INSTRUCTIONS FOR THE TASK: For every line in the records that has the word "Apache", make a copy.

DATA:
────
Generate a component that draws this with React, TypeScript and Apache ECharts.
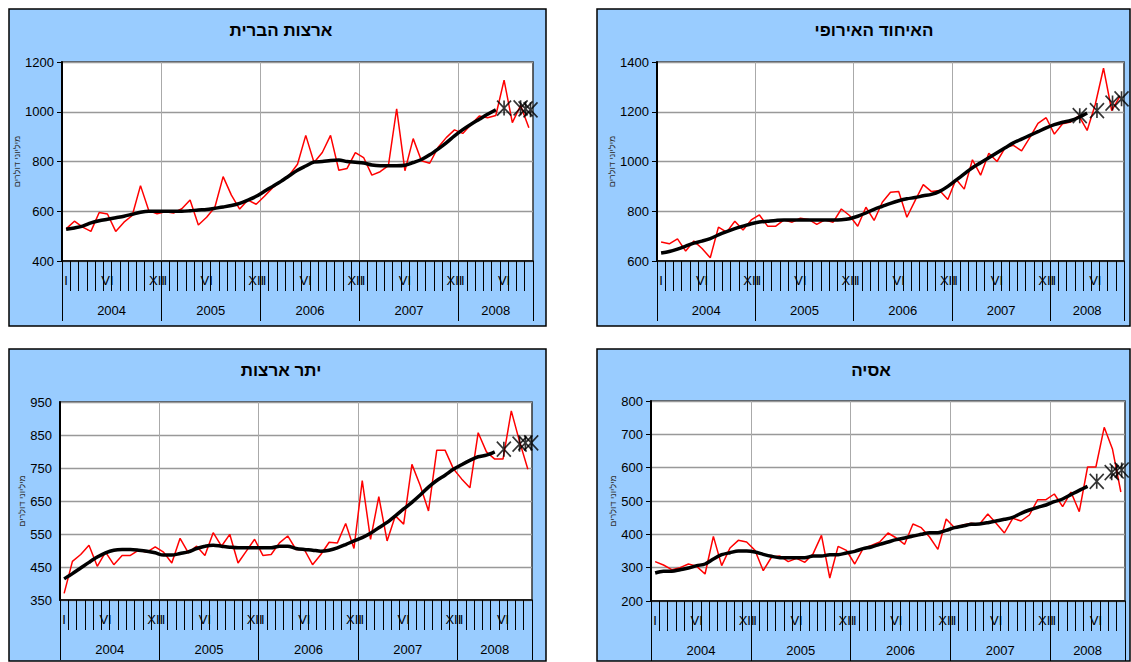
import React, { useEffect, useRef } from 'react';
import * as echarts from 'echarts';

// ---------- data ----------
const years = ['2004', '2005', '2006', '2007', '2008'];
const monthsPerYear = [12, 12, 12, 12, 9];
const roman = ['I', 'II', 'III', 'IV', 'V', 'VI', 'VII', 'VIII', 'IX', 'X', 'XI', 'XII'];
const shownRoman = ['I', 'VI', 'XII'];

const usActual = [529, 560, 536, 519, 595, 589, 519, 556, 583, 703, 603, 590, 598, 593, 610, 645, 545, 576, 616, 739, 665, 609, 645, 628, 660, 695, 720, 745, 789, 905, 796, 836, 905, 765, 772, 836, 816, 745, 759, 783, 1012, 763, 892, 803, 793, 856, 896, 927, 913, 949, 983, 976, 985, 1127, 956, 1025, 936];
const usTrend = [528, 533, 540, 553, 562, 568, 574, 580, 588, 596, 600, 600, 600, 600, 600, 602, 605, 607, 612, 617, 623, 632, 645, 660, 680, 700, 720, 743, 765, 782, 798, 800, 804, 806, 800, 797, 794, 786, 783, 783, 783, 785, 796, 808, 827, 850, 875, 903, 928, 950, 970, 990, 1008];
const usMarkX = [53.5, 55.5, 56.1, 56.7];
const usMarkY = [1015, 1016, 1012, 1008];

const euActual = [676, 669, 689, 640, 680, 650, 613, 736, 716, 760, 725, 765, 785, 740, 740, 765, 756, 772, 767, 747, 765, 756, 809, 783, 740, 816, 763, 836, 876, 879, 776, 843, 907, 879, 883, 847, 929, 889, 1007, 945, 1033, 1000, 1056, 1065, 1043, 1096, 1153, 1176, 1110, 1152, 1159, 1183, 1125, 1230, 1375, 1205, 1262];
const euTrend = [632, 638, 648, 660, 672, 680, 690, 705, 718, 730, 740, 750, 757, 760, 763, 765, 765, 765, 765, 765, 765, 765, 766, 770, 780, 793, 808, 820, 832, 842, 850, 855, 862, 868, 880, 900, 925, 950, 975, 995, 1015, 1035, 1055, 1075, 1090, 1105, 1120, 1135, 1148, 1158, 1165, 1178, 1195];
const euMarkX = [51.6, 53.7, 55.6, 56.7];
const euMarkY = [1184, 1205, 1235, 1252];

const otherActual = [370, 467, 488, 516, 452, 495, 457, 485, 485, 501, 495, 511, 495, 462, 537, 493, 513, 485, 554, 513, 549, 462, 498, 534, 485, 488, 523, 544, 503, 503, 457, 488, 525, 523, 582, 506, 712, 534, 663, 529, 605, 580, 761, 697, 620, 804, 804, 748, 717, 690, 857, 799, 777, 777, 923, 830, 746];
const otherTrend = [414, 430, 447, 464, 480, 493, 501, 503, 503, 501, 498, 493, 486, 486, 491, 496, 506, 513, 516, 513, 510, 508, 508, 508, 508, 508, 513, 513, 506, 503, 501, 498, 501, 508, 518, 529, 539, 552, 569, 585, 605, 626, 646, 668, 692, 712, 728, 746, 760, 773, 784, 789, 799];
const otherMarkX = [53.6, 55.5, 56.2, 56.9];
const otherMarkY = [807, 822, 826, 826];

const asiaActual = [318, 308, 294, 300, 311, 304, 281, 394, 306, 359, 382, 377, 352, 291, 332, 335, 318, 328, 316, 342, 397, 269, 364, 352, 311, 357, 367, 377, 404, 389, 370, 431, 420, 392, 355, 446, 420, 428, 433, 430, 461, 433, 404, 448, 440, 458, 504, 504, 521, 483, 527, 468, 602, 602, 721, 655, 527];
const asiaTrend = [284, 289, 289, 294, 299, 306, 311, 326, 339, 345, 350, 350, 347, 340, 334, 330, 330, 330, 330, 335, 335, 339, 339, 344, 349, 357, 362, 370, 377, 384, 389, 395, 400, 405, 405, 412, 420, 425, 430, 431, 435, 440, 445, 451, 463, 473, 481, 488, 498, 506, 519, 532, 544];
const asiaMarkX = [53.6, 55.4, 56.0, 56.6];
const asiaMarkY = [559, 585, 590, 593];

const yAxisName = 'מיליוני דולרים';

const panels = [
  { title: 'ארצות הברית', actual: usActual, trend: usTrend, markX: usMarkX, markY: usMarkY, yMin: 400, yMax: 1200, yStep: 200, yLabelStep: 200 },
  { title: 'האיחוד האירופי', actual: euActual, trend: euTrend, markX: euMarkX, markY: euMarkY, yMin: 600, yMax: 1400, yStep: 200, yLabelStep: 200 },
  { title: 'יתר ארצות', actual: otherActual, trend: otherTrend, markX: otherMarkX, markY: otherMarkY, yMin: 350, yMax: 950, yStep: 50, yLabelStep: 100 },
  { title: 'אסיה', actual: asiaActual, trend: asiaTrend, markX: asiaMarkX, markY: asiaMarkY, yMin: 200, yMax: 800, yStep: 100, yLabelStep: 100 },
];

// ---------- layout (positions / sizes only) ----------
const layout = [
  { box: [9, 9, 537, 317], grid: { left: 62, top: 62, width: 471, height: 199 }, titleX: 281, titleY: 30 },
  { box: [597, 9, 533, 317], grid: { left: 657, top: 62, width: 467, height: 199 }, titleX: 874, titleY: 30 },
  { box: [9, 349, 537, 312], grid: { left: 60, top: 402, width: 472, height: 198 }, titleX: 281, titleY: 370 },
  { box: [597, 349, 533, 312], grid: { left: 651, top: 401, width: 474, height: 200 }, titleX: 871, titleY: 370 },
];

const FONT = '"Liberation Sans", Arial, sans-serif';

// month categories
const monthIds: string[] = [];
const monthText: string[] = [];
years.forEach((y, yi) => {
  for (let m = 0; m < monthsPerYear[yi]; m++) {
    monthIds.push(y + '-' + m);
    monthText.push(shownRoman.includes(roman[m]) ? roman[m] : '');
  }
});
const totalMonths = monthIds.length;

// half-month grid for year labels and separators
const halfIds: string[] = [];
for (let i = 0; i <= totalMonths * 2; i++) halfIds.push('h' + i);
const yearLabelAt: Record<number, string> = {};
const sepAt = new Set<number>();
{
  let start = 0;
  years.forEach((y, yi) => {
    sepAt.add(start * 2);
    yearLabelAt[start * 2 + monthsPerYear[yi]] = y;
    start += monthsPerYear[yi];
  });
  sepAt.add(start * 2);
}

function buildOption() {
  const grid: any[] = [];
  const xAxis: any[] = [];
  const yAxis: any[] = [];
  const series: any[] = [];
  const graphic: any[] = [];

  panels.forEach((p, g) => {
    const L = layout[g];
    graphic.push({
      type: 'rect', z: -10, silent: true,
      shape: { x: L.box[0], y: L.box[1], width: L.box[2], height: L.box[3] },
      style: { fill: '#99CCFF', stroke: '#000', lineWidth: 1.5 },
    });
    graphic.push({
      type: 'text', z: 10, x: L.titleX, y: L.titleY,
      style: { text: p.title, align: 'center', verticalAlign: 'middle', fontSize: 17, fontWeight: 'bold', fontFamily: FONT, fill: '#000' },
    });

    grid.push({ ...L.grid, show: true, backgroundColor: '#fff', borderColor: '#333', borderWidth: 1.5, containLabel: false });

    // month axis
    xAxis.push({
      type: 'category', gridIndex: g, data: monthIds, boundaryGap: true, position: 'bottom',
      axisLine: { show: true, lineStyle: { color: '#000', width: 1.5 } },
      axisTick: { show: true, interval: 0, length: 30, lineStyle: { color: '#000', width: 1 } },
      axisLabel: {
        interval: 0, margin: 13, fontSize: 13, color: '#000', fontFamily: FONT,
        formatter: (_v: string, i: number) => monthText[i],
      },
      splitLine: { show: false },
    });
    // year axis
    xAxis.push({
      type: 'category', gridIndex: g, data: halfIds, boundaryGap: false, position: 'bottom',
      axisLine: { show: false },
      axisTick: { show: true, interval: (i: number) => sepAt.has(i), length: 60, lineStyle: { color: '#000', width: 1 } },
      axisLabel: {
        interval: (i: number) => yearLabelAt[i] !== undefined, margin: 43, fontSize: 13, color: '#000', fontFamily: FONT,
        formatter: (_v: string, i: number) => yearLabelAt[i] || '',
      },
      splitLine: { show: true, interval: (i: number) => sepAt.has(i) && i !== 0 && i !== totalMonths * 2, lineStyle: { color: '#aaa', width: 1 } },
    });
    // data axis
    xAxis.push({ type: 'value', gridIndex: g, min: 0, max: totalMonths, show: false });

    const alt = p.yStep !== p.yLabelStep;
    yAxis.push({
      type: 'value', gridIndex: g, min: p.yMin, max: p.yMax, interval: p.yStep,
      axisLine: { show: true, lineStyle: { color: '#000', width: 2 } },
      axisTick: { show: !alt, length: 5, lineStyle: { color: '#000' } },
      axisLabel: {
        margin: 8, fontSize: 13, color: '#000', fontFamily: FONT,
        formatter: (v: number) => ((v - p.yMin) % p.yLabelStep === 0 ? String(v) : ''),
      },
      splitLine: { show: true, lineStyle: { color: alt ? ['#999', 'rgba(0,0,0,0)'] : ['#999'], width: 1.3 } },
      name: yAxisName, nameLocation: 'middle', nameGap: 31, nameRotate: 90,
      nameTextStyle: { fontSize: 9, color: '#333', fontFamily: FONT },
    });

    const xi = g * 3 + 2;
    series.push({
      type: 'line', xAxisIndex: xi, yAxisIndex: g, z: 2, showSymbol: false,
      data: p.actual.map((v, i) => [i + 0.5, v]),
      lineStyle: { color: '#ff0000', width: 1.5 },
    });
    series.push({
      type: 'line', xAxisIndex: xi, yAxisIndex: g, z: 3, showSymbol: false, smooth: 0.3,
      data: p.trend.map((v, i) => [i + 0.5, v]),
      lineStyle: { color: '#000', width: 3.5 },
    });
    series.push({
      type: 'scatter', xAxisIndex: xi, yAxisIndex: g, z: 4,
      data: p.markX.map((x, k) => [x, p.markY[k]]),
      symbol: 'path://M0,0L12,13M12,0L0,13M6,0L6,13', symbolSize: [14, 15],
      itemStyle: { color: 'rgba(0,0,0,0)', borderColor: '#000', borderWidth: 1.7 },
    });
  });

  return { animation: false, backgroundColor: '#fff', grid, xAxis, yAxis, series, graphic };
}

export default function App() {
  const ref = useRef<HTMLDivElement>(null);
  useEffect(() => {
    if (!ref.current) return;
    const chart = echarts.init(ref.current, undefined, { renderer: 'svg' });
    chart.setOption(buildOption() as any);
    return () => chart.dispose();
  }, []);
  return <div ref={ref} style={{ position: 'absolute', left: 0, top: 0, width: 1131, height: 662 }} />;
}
────
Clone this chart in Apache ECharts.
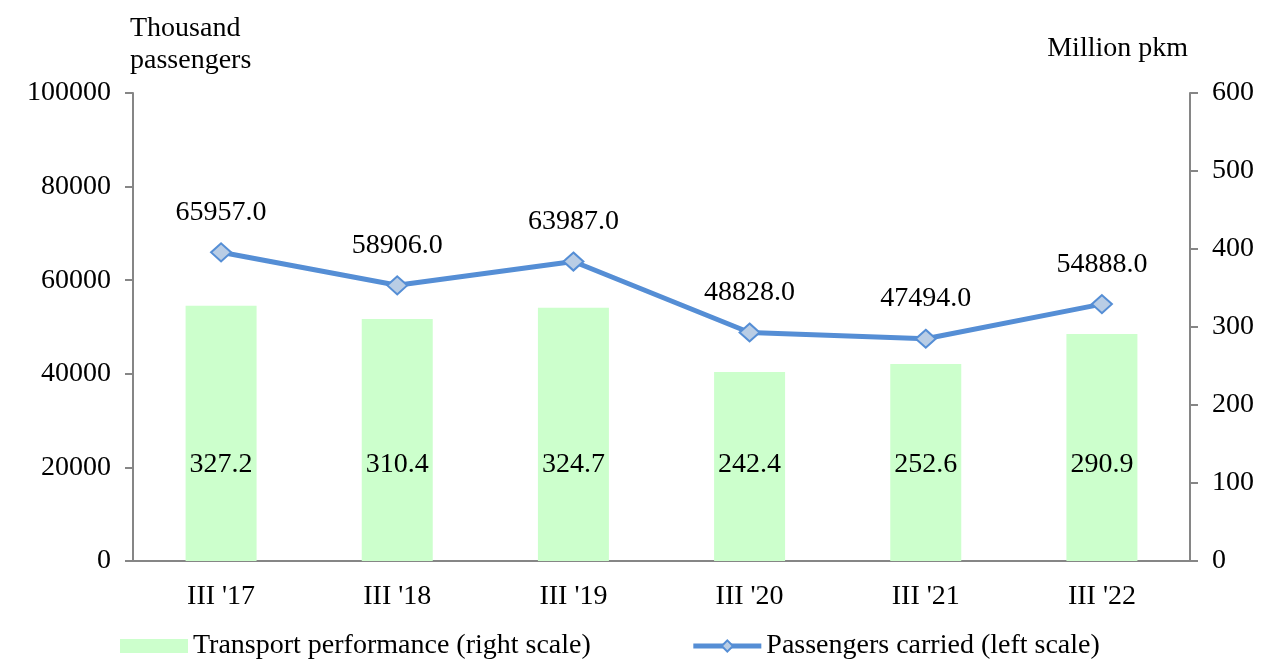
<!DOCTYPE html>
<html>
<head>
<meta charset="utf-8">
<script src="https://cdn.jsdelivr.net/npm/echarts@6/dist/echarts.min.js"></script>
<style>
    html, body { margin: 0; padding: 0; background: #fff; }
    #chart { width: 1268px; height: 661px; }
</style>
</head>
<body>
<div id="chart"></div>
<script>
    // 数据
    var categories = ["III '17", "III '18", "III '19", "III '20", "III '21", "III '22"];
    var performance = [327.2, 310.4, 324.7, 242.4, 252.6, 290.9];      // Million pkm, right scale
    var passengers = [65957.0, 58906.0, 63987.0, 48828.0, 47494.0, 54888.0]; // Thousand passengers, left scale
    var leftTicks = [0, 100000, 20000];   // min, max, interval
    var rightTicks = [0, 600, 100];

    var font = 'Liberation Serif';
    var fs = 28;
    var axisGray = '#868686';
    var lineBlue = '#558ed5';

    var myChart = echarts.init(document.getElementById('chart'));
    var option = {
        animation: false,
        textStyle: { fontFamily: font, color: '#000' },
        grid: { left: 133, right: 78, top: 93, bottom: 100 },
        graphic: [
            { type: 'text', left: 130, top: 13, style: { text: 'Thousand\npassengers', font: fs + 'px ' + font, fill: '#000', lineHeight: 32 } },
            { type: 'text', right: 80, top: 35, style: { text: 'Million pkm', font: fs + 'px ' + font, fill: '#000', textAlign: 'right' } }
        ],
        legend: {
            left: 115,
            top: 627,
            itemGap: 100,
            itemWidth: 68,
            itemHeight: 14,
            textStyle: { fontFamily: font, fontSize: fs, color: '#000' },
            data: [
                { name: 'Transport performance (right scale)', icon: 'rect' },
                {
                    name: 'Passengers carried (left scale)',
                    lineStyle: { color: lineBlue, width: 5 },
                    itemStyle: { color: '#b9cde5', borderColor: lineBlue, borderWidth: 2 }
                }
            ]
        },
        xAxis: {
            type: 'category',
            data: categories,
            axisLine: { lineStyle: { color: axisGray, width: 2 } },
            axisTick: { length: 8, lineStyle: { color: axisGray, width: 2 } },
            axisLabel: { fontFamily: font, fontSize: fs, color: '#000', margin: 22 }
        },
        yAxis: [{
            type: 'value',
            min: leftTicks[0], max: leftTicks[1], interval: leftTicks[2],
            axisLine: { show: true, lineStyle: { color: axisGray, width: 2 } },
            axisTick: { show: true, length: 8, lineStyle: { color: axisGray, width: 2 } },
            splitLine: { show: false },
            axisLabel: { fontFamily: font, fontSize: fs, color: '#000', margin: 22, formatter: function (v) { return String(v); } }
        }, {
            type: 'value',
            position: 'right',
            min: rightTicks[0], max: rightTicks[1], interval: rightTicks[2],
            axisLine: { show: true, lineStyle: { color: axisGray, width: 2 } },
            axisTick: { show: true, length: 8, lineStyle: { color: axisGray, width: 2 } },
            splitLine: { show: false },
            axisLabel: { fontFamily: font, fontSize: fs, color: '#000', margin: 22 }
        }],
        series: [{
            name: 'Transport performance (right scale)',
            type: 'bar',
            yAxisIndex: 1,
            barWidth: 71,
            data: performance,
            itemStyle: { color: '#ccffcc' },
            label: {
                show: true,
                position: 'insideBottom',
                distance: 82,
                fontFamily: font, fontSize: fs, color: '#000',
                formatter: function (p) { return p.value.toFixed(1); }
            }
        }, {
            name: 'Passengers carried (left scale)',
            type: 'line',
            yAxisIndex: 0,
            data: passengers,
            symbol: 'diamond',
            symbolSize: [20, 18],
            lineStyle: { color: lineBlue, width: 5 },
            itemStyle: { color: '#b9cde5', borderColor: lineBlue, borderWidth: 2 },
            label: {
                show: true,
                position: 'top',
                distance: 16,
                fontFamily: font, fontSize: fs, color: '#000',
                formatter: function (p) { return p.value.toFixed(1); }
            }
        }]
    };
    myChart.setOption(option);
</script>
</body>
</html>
────
COMPLETE RESPONSE:
Generate a component that draws this with React, TypeScript and Apache ECharts.
Clone this chart in Apache ECharts.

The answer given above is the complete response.